[Task goal]:
Determine how many lines include the string "matplotlib". Output that number only.

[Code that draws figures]

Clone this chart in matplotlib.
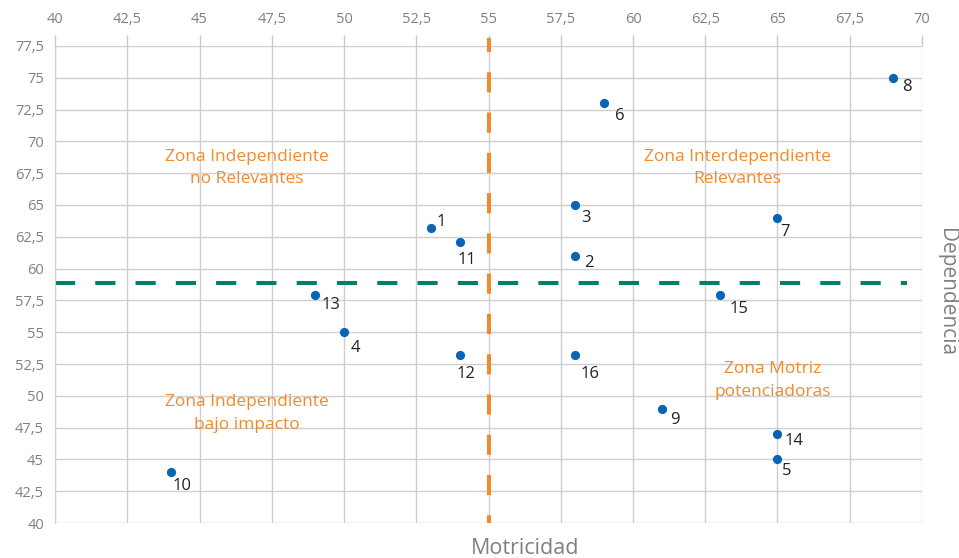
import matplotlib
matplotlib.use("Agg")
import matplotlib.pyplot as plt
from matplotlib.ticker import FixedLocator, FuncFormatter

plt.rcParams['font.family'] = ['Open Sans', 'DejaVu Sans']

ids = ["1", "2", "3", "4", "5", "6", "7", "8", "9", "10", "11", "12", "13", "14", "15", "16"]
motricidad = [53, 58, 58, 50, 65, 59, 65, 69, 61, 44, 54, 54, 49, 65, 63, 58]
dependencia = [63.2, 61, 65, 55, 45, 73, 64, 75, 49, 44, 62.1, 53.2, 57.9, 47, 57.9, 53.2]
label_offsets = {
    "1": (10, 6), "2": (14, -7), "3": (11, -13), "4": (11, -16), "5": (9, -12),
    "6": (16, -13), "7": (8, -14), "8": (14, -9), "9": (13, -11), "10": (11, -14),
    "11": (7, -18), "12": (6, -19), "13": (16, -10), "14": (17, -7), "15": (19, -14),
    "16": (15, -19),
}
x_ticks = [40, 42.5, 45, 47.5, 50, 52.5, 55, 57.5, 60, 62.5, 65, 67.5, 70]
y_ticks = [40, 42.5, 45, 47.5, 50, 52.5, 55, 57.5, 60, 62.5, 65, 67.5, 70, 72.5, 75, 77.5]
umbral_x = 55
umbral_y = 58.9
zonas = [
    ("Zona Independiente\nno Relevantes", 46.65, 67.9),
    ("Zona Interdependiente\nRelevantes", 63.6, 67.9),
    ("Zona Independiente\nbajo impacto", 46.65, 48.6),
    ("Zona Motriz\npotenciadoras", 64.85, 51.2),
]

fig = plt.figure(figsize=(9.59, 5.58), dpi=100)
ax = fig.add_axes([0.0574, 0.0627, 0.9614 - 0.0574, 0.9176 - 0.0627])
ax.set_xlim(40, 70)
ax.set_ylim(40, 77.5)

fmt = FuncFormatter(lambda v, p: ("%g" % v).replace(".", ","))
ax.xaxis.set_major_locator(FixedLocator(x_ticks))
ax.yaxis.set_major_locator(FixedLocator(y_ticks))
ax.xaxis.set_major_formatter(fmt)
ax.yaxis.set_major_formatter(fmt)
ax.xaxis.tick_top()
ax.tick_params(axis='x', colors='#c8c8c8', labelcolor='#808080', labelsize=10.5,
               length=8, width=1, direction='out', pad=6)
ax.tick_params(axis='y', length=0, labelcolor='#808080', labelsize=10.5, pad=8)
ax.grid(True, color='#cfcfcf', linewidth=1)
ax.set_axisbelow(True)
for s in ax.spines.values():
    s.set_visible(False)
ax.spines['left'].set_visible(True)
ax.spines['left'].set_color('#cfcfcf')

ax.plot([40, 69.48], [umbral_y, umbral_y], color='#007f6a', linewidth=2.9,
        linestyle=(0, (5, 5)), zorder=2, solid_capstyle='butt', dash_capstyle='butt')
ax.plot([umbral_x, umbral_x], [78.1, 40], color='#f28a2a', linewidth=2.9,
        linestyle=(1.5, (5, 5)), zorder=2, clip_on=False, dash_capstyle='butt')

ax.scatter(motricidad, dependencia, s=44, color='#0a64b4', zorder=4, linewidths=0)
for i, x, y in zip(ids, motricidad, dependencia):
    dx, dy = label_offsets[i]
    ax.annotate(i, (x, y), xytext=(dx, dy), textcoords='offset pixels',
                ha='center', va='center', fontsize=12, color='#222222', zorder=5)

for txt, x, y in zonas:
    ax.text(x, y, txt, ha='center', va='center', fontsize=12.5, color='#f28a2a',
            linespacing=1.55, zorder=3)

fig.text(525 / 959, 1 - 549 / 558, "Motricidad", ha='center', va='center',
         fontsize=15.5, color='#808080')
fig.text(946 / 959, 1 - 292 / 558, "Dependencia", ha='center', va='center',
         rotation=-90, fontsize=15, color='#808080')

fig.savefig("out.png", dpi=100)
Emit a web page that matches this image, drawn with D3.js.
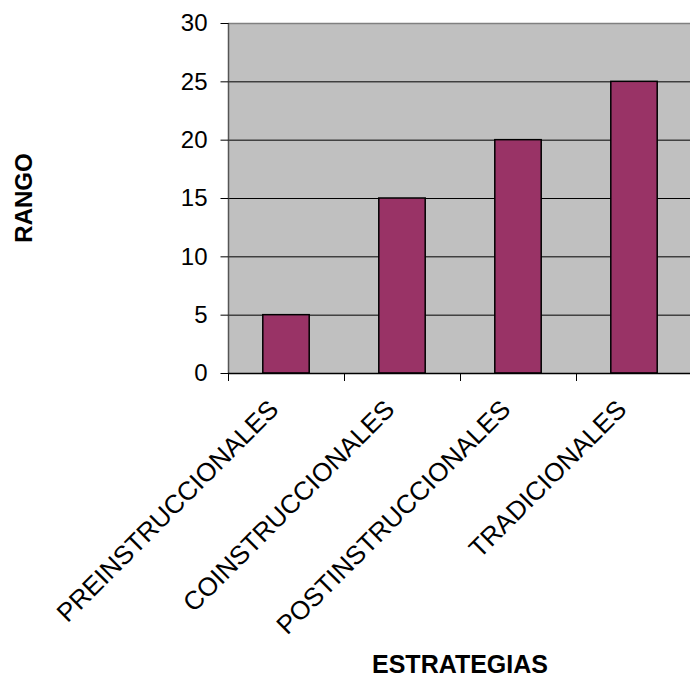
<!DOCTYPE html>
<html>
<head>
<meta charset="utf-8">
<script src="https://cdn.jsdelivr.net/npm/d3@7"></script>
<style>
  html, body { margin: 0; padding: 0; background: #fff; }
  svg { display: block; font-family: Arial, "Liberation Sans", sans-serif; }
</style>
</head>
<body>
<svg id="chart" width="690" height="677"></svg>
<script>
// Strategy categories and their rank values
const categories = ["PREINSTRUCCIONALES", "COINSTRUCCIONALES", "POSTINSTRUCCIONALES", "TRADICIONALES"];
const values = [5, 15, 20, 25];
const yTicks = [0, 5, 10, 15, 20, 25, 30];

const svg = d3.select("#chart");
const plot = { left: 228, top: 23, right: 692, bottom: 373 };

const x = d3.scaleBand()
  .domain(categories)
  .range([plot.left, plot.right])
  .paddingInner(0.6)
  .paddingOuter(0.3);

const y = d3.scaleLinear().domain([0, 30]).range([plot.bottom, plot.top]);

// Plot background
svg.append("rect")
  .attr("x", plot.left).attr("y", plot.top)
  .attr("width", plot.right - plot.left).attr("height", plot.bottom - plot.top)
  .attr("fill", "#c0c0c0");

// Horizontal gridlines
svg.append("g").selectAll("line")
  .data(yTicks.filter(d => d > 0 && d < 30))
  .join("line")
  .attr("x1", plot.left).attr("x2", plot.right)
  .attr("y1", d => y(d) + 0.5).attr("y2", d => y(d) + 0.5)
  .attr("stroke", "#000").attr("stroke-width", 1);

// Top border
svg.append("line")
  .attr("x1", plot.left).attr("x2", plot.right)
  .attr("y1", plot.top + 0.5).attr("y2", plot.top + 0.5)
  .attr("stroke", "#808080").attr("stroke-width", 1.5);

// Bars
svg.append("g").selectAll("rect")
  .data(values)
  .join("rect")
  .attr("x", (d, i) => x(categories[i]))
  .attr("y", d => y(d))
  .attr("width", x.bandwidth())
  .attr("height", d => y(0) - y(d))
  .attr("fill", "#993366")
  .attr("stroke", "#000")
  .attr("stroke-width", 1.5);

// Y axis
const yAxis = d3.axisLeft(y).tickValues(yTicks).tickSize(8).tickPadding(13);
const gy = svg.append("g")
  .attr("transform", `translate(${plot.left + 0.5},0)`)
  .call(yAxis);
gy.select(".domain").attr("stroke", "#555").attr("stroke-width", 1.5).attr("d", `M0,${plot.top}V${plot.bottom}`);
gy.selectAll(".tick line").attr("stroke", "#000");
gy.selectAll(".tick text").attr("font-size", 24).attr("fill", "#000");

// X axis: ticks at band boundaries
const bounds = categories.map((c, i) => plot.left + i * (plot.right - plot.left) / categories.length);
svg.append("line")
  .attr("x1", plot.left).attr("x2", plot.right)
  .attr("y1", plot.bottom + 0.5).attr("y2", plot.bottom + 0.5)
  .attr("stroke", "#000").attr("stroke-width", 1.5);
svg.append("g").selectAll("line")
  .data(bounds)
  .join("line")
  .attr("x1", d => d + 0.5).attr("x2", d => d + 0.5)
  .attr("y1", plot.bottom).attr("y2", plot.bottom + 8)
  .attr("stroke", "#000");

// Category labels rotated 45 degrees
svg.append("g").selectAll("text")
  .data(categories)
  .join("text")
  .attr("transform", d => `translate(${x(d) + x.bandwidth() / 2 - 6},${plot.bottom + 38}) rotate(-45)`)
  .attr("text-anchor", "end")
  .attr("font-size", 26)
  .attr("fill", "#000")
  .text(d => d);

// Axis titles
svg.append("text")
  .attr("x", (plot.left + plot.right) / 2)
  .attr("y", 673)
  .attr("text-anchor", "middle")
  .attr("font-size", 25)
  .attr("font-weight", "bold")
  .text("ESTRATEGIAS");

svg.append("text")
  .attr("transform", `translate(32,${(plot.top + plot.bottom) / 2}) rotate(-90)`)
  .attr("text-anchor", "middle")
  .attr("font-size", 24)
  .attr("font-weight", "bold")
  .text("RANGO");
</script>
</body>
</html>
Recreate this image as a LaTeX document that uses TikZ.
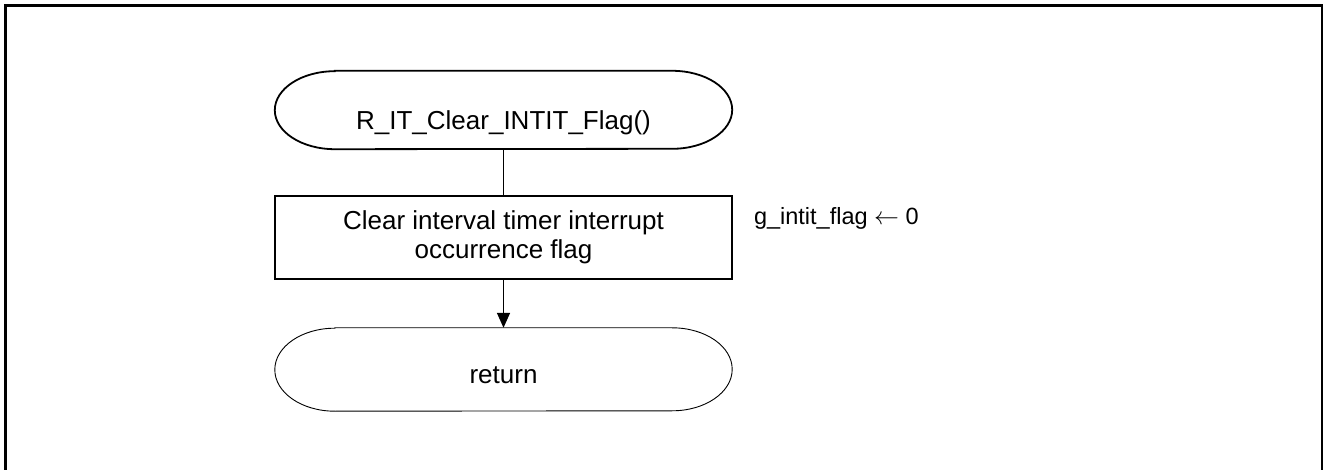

[Solution below]:
5